**TASK DIRECTIONS**. Write out, word for word, every line from the first one through the line that holds "import plotly.graph_objects as go", and nothing else; skip the pictures.

**INFORMATION SHOWN**.

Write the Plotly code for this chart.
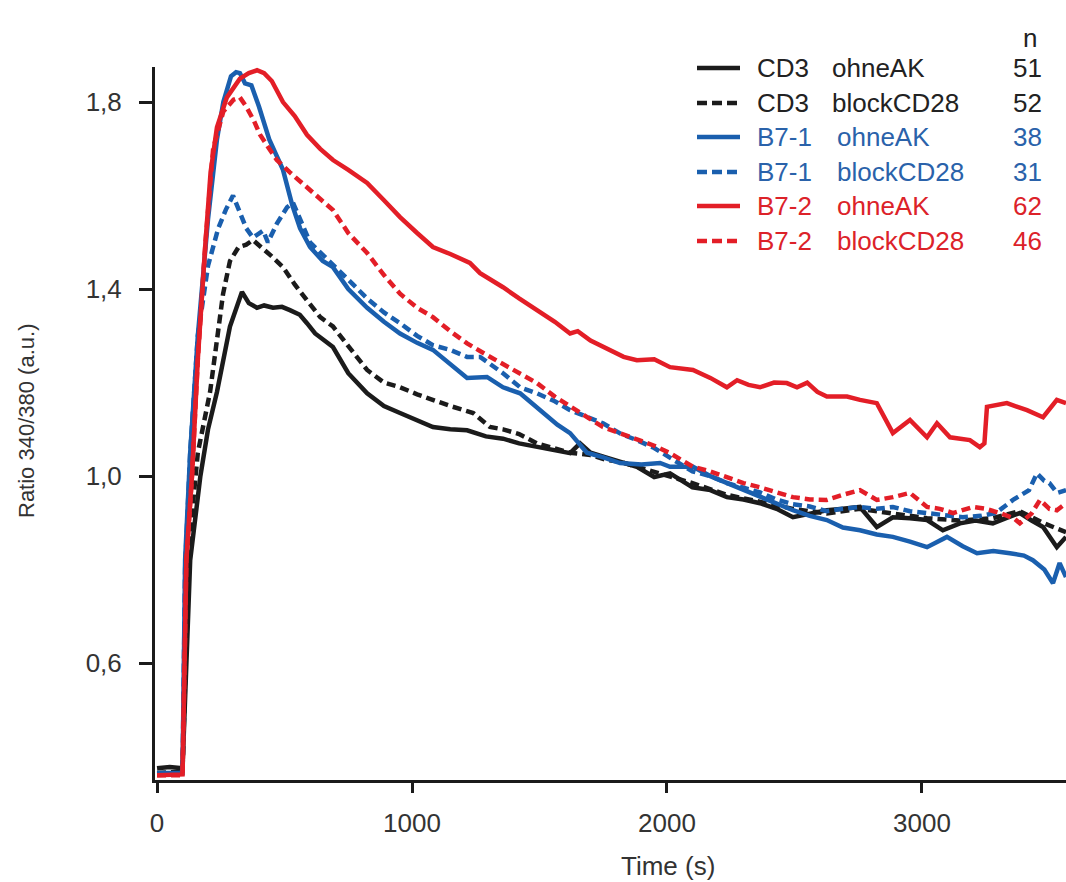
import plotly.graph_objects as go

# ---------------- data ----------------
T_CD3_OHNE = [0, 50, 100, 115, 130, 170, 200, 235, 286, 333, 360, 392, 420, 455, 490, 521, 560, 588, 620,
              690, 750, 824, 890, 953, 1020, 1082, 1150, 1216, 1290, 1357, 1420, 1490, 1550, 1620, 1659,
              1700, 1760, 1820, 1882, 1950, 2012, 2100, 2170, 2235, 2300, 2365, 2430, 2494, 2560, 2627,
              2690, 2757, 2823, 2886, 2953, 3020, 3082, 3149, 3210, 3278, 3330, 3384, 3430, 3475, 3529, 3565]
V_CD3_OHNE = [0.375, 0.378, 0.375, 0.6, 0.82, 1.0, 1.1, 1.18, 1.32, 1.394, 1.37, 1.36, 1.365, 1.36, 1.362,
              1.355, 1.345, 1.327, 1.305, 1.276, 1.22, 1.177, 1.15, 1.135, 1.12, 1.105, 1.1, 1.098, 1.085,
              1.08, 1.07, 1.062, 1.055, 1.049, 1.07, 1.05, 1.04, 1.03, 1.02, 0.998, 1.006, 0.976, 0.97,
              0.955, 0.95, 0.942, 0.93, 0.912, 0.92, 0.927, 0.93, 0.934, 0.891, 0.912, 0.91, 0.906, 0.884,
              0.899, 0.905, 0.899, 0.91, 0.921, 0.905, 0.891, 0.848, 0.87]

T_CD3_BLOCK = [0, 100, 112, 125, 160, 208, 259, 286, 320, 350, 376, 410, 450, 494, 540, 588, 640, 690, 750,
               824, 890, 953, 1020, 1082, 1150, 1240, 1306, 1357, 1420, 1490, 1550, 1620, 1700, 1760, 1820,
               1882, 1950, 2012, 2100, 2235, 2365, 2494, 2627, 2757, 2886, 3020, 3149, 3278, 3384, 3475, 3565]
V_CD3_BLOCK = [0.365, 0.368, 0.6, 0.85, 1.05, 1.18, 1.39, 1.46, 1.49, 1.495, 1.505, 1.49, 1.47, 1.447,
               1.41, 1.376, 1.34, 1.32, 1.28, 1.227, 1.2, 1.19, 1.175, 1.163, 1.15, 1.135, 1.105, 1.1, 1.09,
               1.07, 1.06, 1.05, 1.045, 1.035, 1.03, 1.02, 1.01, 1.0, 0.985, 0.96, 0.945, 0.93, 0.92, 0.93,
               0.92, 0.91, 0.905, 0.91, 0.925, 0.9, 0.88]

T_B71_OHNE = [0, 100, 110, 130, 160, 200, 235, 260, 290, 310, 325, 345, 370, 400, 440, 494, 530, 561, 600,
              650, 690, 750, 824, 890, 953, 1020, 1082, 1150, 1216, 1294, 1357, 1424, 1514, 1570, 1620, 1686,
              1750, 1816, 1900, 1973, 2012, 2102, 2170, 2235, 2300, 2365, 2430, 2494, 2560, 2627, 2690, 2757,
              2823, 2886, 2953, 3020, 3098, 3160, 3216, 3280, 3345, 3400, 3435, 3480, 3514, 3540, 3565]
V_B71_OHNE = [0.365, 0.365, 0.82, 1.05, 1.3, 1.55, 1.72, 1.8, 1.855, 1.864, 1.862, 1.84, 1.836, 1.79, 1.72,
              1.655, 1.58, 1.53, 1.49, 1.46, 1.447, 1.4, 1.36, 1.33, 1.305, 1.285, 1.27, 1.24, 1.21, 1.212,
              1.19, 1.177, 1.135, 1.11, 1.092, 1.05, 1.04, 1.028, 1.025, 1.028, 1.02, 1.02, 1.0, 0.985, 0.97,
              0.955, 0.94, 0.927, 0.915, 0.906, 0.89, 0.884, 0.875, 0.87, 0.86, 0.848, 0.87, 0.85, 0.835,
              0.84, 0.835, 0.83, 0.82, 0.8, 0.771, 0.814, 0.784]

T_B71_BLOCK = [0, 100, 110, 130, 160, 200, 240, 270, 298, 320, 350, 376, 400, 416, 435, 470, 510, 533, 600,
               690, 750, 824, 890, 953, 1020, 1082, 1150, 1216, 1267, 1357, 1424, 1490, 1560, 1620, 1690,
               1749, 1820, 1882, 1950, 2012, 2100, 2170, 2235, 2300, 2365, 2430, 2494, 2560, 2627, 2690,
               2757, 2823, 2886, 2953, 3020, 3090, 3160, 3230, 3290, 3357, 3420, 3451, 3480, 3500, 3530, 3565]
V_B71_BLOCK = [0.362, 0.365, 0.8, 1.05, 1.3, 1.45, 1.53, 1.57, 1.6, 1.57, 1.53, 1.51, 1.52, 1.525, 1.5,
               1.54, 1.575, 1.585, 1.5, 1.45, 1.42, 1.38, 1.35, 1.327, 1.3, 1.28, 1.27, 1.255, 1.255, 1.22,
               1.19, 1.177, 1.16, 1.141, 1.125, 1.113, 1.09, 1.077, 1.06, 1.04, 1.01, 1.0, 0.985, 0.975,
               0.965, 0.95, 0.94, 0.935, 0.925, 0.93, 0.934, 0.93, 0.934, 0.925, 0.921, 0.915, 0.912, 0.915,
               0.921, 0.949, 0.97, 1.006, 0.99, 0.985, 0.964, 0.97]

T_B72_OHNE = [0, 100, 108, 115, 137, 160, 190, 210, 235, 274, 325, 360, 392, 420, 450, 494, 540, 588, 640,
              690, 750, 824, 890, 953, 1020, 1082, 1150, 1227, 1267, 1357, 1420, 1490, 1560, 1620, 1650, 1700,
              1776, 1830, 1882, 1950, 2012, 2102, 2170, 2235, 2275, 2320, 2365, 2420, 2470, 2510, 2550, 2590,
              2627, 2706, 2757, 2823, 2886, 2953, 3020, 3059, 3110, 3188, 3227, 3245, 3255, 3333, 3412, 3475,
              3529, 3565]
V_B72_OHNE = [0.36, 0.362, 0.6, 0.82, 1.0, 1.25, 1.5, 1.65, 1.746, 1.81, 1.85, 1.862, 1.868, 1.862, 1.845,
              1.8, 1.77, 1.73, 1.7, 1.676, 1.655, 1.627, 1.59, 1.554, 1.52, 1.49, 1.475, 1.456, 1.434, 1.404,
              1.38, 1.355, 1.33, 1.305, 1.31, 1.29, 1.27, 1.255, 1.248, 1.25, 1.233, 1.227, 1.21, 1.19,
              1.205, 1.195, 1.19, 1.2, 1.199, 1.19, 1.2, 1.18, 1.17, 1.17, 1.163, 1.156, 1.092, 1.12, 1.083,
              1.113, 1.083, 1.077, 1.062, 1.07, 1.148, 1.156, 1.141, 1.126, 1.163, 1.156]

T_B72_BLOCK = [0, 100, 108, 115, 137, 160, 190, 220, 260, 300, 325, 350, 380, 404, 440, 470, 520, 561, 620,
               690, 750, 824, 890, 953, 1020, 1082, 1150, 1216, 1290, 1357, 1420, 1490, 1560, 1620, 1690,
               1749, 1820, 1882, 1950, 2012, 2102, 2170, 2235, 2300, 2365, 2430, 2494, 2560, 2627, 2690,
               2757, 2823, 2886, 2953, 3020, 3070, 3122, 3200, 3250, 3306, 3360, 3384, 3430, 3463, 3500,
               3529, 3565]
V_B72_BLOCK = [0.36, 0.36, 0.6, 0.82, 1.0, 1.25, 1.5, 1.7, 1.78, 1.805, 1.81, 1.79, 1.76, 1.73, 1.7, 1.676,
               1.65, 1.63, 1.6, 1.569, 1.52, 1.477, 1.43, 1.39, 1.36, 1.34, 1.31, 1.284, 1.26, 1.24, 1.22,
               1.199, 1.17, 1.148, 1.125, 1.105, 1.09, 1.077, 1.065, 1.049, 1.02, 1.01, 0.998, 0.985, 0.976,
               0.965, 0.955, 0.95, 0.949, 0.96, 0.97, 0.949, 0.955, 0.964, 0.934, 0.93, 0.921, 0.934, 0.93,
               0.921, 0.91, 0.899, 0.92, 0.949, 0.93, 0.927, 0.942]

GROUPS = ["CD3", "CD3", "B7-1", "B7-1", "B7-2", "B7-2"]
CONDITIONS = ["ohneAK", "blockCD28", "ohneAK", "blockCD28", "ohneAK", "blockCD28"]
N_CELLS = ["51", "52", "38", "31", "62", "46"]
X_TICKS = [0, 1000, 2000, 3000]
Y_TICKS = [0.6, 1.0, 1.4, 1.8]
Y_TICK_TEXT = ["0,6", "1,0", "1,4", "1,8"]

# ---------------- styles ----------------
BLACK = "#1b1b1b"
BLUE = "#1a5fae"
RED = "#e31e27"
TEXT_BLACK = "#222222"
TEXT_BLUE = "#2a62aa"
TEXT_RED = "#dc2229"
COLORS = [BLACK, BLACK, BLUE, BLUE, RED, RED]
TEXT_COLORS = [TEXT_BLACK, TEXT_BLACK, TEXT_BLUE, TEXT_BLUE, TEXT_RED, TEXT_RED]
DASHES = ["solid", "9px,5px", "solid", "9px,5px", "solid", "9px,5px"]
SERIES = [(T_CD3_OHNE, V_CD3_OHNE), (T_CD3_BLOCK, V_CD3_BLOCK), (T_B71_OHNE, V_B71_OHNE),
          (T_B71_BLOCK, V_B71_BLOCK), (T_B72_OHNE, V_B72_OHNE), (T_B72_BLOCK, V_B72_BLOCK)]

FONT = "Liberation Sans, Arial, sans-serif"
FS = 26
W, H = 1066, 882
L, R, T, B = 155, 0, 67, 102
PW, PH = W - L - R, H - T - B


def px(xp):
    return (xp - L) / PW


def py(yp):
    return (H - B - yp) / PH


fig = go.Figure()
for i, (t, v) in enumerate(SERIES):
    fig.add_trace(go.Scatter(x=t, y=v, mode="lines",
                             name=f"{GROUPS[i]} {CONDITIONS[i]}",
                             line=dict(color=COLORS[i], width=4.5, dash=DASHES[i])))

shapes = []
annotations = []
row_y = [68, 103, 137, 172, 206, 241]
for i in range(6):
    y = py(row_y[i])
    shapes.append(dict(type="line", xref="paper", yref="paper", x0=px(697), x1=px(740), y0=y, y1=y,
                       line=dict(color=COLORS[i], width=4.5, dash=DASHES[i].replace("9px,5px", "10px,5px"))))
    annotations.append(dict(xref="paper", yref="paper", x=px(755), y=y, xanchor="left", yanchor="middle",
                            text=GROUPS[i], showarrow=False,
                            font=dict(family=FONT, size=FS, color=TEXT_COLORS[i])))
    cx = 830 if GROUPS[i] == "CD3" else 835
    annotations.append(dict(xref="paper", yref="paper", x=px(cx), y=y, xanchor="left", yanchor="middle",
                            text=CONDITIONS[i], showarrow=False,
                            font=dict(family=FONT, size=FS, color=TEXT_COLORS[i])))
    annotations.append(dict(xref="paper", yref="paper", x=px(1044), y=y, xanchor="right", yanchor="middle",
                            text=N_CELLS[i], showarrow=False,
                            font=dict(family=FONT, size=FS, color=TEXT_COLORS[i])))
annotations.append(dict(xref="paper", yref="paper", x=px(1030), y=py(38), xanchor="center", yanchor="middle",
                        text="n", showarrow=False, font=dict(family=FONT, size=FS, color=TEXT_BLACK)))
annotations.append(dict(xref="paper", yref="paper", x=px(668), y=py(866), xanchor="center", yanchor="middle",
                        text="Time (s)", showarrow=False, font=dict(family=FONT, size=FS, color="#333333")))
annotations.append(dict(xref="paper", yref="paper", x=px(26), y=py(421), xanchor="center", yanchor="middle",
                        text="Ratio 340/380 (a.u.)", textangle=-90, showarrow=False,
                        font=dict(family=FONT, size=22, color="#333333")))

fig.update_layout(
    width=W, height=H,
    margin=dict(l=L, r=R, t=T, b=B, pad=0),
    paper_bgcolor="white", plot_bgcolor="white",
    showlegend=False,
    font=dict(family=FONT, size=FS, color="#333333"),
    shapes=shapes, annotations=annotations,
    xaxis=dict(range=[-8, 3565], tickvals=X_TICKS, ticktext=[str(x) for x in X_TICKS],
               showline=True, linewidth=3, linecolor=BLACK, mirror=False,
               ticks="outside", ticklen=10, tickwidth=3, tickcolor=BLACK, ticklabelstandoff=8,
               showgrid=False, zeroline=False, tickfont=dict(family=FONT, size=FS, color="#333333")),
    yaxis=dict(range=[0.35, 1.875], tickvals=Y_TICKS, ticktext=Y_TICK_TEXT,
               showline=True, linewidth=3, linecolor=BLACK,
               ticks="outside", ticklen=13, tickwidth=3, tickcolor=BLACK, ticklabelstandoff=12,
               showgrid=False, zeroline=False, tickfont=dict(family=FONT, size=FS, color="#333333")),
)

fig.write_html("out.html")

**EXPECTED ANSWER**.
Write the Plotly code for this chart.
import plotly.graph_objects as go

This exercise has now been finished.